NPR commentator and BBC TV critic Peters casts about the globe in search of hidden lands and gets a whole lot more than he bargained for.
With his career in broadcasting idling away, Peters was desperate for a break. Though it wasn’t exactly what he had in mind, he reluctantly accepted the offer of a reality-TV hosting gig. Thus began his yearlong, whirlwind globetrotting tour of disaster. The theme? Throw the Westerner into far-flung locations, à la Survivor, and let him fend for himself amid the natives. From Cambodia to Dubai to Morocco, Peters stumbled along, braving third-rate hotel rooms and third-world airlines en route to the next exotic locale.
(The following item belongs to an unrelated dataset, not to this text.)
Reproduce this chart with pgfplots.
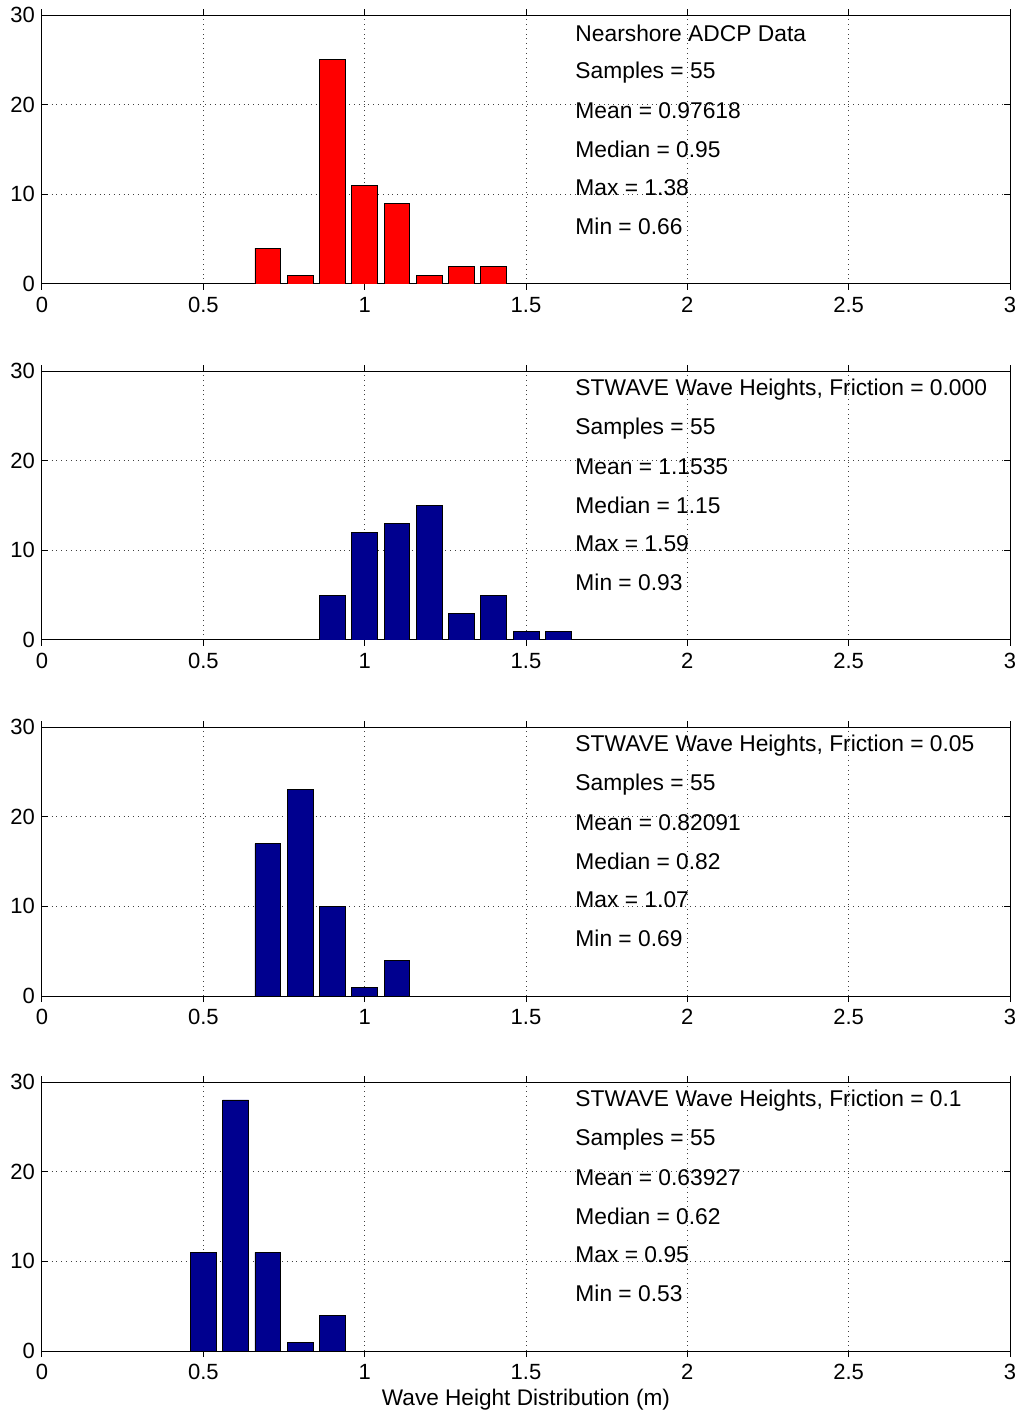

For viewers at home, Peters was the lone traveler, charging into a world of risk-laden adventure. But as he points out, with cameramen, field technicians and field producers, “I can't possibly be alone. Yet, in the name of maintaining the illusion and being entertained, they and we pretend I am.” After two seasons on the air, the show was canceled. “The main reason for the cancellation wasn't a secret,” he writes. “It was the viewers. More specifically, there weren't any.” Illustrated by one hilarious descent into madness after another, Peters undermines the idea that there are still areas in the world untouched by Western influence. It seems that everything has already been explored. But most TV viewers are just looking for an escape. “There's no limit to the extent of human gullibility when it comes to believing what they're told,” he writes. “And the more far-fetched or ludicrous an idea is, the more people are likely to buy into it.”
A tongue-in-cheek exploration of the reality behind reality TV.